What the exercise asks
Without the pictures, repeat the listing character for character.

Recorded information
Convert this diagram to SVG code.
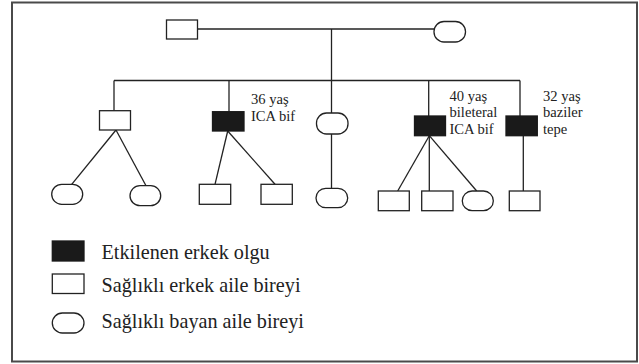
<svg xmlns="http://www.w3.org/2000/svg" width="639" height="364" viewBox="0 0 639 364">
<style>
.frame{fill:#fff;stroke:#4a4a4a;stroke-width:2}
.m{fill:#fff;stroke:#222;stroke-width:1.3}
.a{fill:#1a1a1a;stroke:#1a1a1a;stroke-width:1.3}
.f{fill:#fff;stroke:#222;stroke-width:1.3}
.c line{stroke:#222;stroke-width:1.3}
.lbl{font-family:"Liberation Serif","Times New Roman",serif;font-size:14.6px;fill:#222}
.leg{font-family:"Liberation Serif","Times New Roman",serif;font-size:20.2px;fill:#222}
</style>
<rect class="frame" x="12" y="2.5" width="625" height="359"/>
<g id="connectors" class="c">
<line x1="198" y1="29" x2="434" y2="29"/>
<line x1="331.5" y1="29" x2="331.5" y2="80.5"/>
<line x1="114" y1="80.5" x2="520" y2="80.5"/>
<line x1="114" y1="80.5" x2="114" y2="110.7"/>
<line x1="229" y1="80.5" x2="229" y2="111.7"/>
<line x1="331.5" y1="80.5" x2="331.5" y2="113"/>
<line x1="428.7" y1="80.5" x2="428.7" y2="116"/>
<line x1="520" y1="80.5" x2="520" y2="116"/>
<line x1="116" y1="130" x2="71.7" y2="184.3"/>
<line x1="116" y1="130" x2="146" y2="185.7"/>
<line x1="227.7" y1="131" x2="215" y2="184.3"/>
<line x1="227.7" y1="131" x2="275" y2="184.3"/>
<line x1="331.5" y1="134" x2="331.5" y2="188.3"/>
<line x1="429.3" y1="135.7" x2="397.7" y2="191"/>
<line x1="429.3" y1="135.7" x2="429.3" y2="191"/>
<line x1="429.3" y1="135.7" x2="476.7" y2="191"/>
<line x1="523.3" y1="135.7" x2="523.3" y2="191"/>
</g>
<g id="father"><rect class="m" x="166.5" y="20" width="31" height="19"/></g>
<g id="mother"><rect class="f" x="434" y="21.5" width="31.5" height="20.5" rx="10" ry="10"/></g>
<g id="child1"><rect class="m" x="99.5" y="110.7" width="31" height="19.3"/></g>
<g id="child2"><rect class="a" x="212.5" y="111.7" width="31.5" height="19.3"/>
<text class="lbl" x="251" y="104.3">36 yaş</text><text class="lbl" x="251" y="120.7">ICA bif</text></g>
<g id="child3"><rect class="f" x="316.5" y="113" width="31.5" height="21" rx="10" ry="10"/></g>
<g id="child4"><rect class="a" x="414.5" y="116" width="31" height="19.7"/>
<text class="lbl" x="449.5" y="100.7">40 yaş</text><text class="lbl" x="449.5" y="117.3">bileteral</text><text class="lbl" x="449.5" y="133.5">ICA bif</text></g>
<g id="child5"><rect class="a" x="506" y="116" width="31.3" height="19.7"/>
<text class="lbl" x="543" y="100.7">32 yaş</text><text class="lbl" x="543" y="117.3">baziler</text><text class="lbl" x="543" y="133.5">tepe</text></g>
<g id="gc1"><rect class="f" x="51.7" y="184.3" width="31" height="20" rx="10" ry="10"/></g>
<g id="gc2"><rect class="f" x="130" y="185.7" width="30.7" height="20" rx="10" ry="10"/></g>
<g id="gc3"><rect class="m" x="199.3" y="184.3" width="31.4" height="20"/></g>
<g id="gc4"><rect class="m" x="261" y="184.3" width="31.3" height="20"/></g>
<g id="gc5"><rect class="f" x="316" y="188.3" width="31.7" height="19.4" rx="9.7" ry="9.7"/></g>
<g id="gc6"><rect class="m" x="378.3" y="191" width="31" height="19.7"/></g>
<g id="gc7"><rect class="m" x="421.7" y="191" width="31.3" height="19.7"/></g>
<g id="gc8"><rect class="f" x="462.3" y="191" width="31" height="19.7" rx="9.8" ry="9.8"/></g>
<g id="gc9"><rect class="m" x="509.3" y="191" width="30.7" height="19.7"/></g>
<g id="legend">
<rect class="a" x="52.3" y="241" width="31.7" height="20"/>
<text class="leg" x="101.5" y="259">Etkilenen erkek olgu</text>
<rect class="m" x="52.3" y="274" width="31.7" height="19.5"/>
<text class="leg" x="101.5" y="292">Sağlıklı erkek aile bireyi</text>
<rect class="f" x="52.3" y="313" width="31.7" height="20" rx="10" ry="10"/>
<text class="leg" x="101.5" y="328">Sağlıklı bayan aile bireyi</text>
</g>
</svg>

Reply to the exercise
Convert this diagram to SVG code.
<svg xmlns="http://www.w3.org/2000/svg" width="639" height="364" viewBox="0 0 639 364">
<style>
.frame{fill:#fff;stroke:#4a4a4a;stroke-width:2}
.m{fill:#fff;stroke:#222;stroke-width:1.3}
.a{fill:#1a1a1a;stroke:#1a1a1a;stroke-width:1.3}
.f{fill:#fff;stroke:#222;stroke-width:1.3}
.c line{stroke:#222;stroke-width:1.3}
.lbl{font-family:"Liberation Serif","Times New Roman",serif;font-size:14.6px;fill:#222}
.leg{font-family:"Liberation Serif","Times New Roman",serif;font-size:20.2px;fill:#222}
</style>
<rect class="frame" x="12" y="2.5" width="625" height="359"/>
<g id="connectors" class="c">
<line x1="198" y1="29" x2="434" y2="29"/>
<line x1="331.5" y1="29" x2="331.5" y2="80.5"/>
<line x1="114" y1="80.5" x2="520" y2="80.5"/>
<line x1="114" y1="80.5" x2="114" y2="110.7"/>
<line x1="229" y1="80.5" x2="229" y2="111.7"/>
<line x1="331.5" y1="80.5" x2="331.5" y2="113"/>
<line x1="428.7" y1="80.5" x2="428.7" y2="116"/>
<line x1="520" y1="80.5" x2="520" y2="116"/>
<line x1="116" y1="130" x2="71.7" y2="184.3"/>
<line x1="116" y1="130" x2="146" y2="185.7"/>
<line x1="227.7" y1="131" x2="215" y2="184.3"/>
<line x1="227.7" y1="131" x2="275" y2="184.3"/>
<line x1="331.5" y1="134" x2="331.5" y2="188.3"/>
<line x1="429.3" y1="135.7" x2="397.7" y2="191"/>
<line x1="429.3" y1="135.7" x2="429.3" y2="191"/>
<line x1="429.3" y1="135.7" x2="476.7" y2="191"/>
<line x1="523.3" y1="135.7" x2="523.3" y2="191"/>
</g>
<g id="father"><rect class="m" x="166.5" y="20" width="31" height="19"/></g>
<g id="mother"><rect class="f" x="434" y="21.5" width="31.5" height="20.5" rx="10" ry="10"/></g>
<g id="child1"><rect class="m" x="99.5" y="110.7" width="31" height="19.3"/></g>
<g id="child2"><rect class="a" x="212.5" y="111.7" width="31.5" height="19.3"/>
<text class="lbl" x="251" y="104.3">36 yaş</text><text class="lbl" x="251" y="120.7">ICA bif</text></g>
<g id="child3"><rect class="f" x="316.5" y="113" width="31.5" height="21" rx="10" ry="10"/></g>
<g id="child4"><rect class="a" x="414.5" y="116" width="31" height="19.7"/>
<text class="lbl" x="449.5" y="100.7">40 yaş</text><text class="lbl" x="449.5" y="117.3">bileteral</text><text class="lbl" x="449.5" y="133.5">ICA bif</text></g>
<g id="child5"><rect class="a" x="506" y="116" width="31.3" height="19.7"/>
<text class="lbl" x="543" y="100.7">32 yaş</text><text class="lbl" x="543" y="117.3">baziler</text><text class="lbl" x="543" y="133.5">tepe</text></g>
<g id="gc1"><rect class="f" x="51.7" y="184.3" width="31" height="20" rx="10" ry="10"/></g>
<g id="gc2"><rect class="f" x="130" y="185.7" width="30.7" height="20" rx="10" ry="10"/></g>
<g id="gc3"><rect class="m" x="199.3" y="184.3" width="31.4" height="20"/></g>
<g id="gc4"><rect class="m" x="261" y="184.3" width="31.3" height="20"/></g>
<g id="gc5"><rect class="f" x="316" y="188.3" width="31.7" height="19.4" rx="9.7" ry="9.7"/></g>
<g id="gc6"><rect class="m" x="378.3" y="191" width="31" height="19.7"/></g>
<g id="gc7"><rect class="m" x="421.7" y="191" width="31.3" height="19.7"/></g>
<g id="gc8"><rect class="f" x="462.3" y="191" width="31" height="19.7" rx="9.8" ry="9.8"/></g>
<g id="gc9"><rect class="m" x="509.3" y="191" width="30.7" height="19.7"/></g>
<g id="legend">
<rect class="a" x="52.3" y="241" width="31.7" height="20"/>
<text class="leg" x="101.5" y="259">Etkilenen erkek olgu</text>
<rect class="m" x="52.3" y="274" width="31.7" height="19.5"/>
<text class="leg" x="101.5" y="292">Sağlıklı erkek aile bireyi</text>
<rect class="f" x="52.3" y="313" width="31.7" height="20" rx="10" ry="10"/>
<text class="leg" x="101.5" y="328">Sağlıklı bayan aile bireyi</text>
</g>
</svg>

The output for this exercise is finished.